> [Task requirements]: Wherever a line in the data below holds "this", copy that line.
* begin Data section *
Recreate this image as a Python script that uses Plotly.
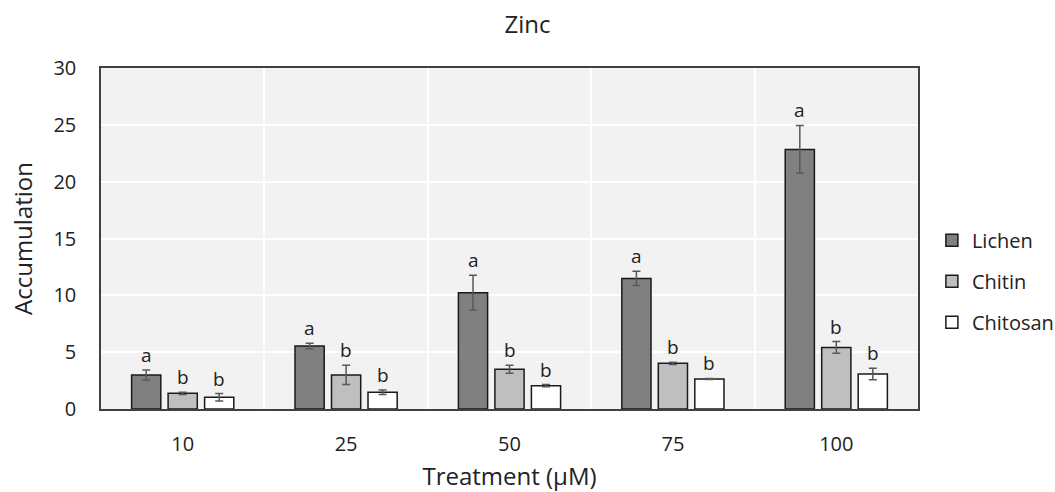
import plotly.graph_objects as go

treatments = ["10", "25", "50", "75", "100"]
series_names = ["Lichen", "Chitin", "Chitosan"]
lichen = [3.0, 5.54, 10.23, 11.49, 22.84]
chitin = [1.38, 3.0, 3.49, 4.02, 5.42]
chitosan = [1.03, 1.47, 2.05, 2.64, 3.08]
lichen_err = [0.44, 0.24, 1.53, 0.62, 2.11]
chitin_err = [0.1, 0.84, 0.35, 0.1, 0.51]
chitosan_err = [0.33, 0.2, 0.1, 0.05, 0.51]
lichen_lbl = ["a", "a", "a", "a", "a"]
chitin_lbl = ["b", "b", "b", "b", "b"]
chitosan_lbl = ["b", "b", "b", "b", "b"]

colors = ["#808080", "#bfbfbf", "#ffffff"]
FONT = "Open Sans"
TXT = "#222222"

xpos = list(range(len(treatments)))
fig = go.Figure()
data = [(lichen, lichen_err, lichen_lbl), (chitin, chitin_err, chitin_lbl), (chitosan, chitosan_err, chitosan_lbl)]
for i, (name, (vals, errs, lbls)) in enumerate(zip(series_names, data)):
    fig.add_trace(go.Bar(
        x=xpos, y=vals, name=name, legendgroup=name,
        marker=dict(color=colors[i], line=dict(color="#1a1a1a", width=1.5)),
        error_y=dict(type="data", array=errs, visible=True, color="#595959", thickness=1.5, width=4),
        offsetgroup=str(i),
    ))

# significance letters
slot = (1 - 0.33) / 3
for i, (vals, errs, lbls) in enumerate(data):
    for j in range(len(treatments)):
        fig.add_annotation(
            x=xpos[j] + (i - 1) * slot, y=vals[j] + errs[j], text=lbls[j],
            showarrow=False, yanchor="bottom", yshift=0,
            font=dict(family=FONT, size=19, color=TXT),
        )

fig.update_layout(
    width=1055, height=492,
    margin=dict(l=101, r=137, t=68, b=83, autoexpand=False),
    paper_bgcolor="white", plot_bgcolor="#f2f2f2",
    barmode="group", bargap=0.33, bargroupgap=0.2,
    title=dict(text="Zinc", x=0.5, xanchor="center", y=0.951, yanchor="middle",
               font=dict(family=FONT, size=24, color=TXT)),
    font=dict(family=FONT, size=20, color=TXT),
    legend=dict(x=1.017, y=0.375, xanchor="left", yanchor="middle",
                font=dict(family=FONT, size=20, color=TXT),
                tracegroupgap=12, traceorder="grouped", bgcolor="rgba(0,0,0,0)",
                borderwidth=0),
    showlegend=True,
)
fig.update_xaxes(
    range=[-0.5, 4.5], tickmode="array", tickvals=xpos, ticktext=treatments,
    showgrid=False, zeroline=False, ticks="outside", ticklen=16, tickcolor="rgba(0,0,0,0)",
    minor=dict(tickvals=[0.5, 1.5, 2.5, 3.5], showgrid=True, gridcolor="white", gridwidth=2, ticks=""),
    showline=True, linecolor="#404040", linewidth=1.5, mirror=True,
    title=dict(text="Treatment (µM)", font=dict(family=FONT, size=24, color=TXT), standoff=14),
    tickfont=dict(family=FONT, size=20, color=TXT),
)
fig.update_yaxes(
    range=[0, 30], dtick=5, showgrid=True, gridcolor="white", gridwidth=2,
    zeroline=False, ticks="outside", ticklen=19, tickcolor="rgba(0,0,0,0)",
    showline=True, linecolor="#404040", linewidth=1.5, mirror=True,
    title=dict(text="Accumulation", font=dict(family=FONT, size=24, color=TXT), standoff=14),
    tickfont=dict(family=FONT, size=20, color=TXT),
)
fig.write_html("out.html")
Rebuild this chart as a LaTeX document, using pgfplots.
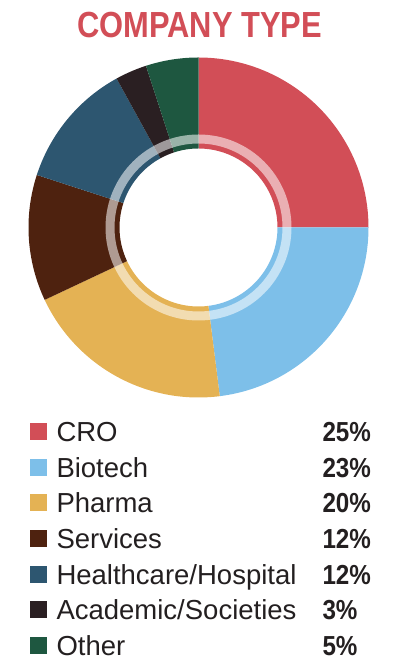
* end Data section *
> [Completed exercise]:
Recreate this image as a Python script that uses Plotly.
Rebuild this chart as a LaTeX document, using pgfplots.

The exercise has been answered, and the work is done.